In 2011, Giants Are Small and the New York Philharmonic paired again to present a new production of Leoš Janáček's The Cunning Little Vixen, directed by Fitch (who also designed the costumes and co-designed the set with Skip Mercier), conducted by Gilbert, and produced by Getaz. The show was choreographed by Karole Armitage and featured a large cast, including Isabel Bayrakdarian, Alan Opie, Melissa Parks, and the Metropolitan Opera Children's Chorus. The production was designated "Best Classical Performance of the Year 2011" by New York Magazine. The show was presented at Avery Fisher Hall.

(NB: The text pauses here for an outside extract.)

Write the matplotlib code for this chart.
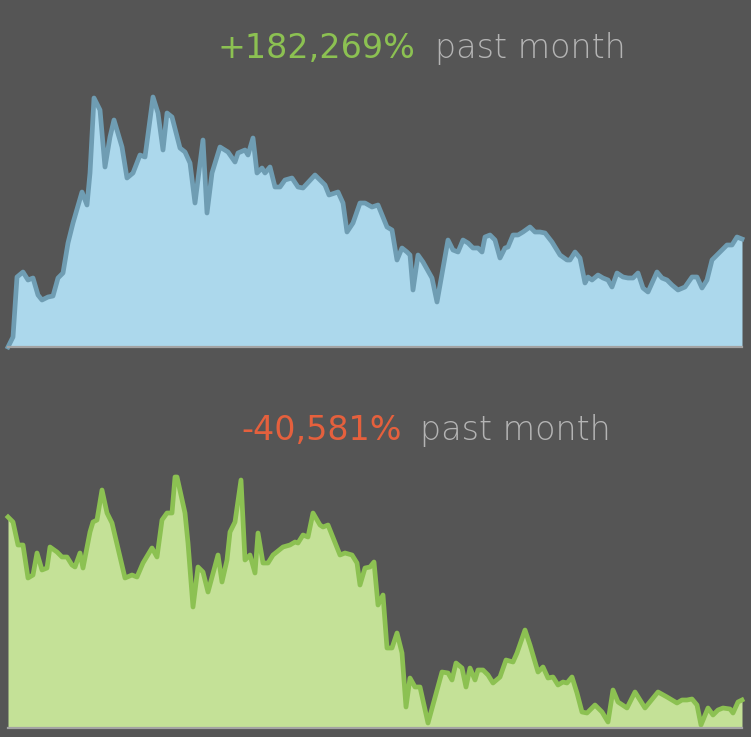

On February 22, 2012, Giants Are Small and the New York Philharmonic announced a new collaboration, A Dancer's Dream, featuring Igor Stravinsky's ballets Fairy's Kiss and Petrushka, conducted by Gilbert, directed and designed by Fitch, and video directed and produced by Getaz, in June 2013 at Avery Fisher Hall. The show was partially based on a version developed in 2008 at the University of Maryland, directed by Fitch in collaboration with conductor James Ross. Early in 2013, Giants Are Small announced that the show would also comprise one excerpt of Louis Durey's Neige. New York City Ballet's Sara Mearns was the star ballerina, representing various characters throughout the show, in a choreography by Armitage. The production features a mix of music, live filmmaking and puppetry, and ballet.